SAN DIEGO -- What to do at shortstop? It's a question that has plagued the Padres for the better part of the past decade.
In 2016, San Diego brought Alexei Ramirez on board with a one-year deal and an option for a second. The Padres hoped he'd serve as a stopgap solution before a handful of prospects were ready to compete for the Major League job.
In short, Ramirez wasn't the answer. And by late August, he had given way to 23-year-old Luis Sardinas, who was acquired that month via trade with Seattle.
Sardinas recorded only 120 plate appearances with the Padres, but he impressed, batting .287/.353/.417. Defensively, he dazzled at times, but he often struggled with routine plays and lacked some fundamentals in terms of holding runners.
Some of that is to be expected of a young player manning one of the most important positions on the diamond.

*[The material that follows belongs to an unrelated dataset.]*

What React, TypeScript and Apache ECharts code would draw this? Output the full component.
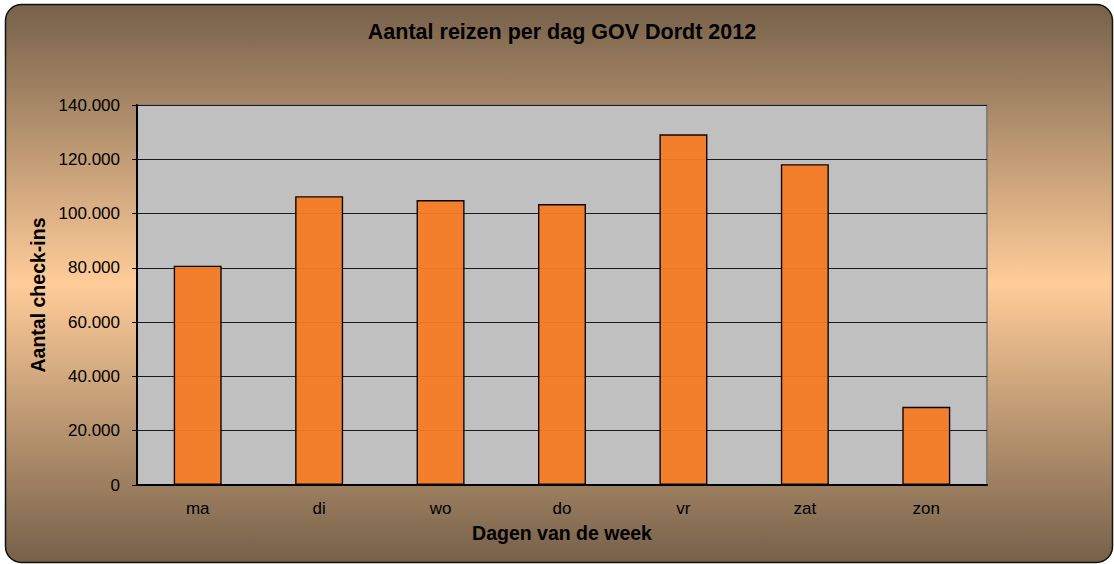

For Sardinas, it marked the first time he'd received consistent playing time during his three seasons in the Majors.
"The biggest thing is just focus," Sardinas said through a team interpreter last month. "When you're playing every day, there's a lot of information out there. Being able to bring that every day, and being able to execute and be focused every day, is the biggest thing. Next year, if I win that position, I'm going to have to take it a step further."
Right now, Sardinas is the only viable shortstop option on the Padres' 40-man roster. Jose Rondon, who debuted in the second half last season, probably isn't ready -- and neither are the five other shortstop prospects ranked in the club's top 30.
General manager A.J. Preller acknowledged that the club is looking to add another shortstop, but the market there is very thin. Still, San Diego would at least like someone to compete with Sardinas for the job.
"There were some positives there," Preller said of Sardinas at the General Managers Meetings this week. "But I think that's still an area that we're looking at improving. ... Throughout the system, we have depth. We have guys that we think are going to be good. But in terms of in the short-term, in the next year or so, that's an area we're looking to address."
For the first time in four years, Sardinas is not playing winter ball in his native Venezuela -- a request made by the Padres. They'd like Sardinas to focus on strength and agility this offseason, while honing his footwork at shortstop.
"He's played three years of winter ball, and he's had a lot of baseball experience at that level internationally," Padres manager Andy Green said last month. "At this point in time, it's really about his body. It's about his movements, it's about his power, his physicality. That's the No. 1 thing for me. For him to be great, he's got to really attack that this offseason."
Sardinas plans to do exactly that. He has already played for four teams, struggling with Texas, Milwaukee and Seattle. After finally getting a chance to play every day in San Diego, he's not about to let it go to waste.
"I'm really grateful for the opportunity, first and foremost, to have that chance with this team," Sardinas said. "From there, it's about finding a way to play every day and making sure it's not just one year. It's for many years."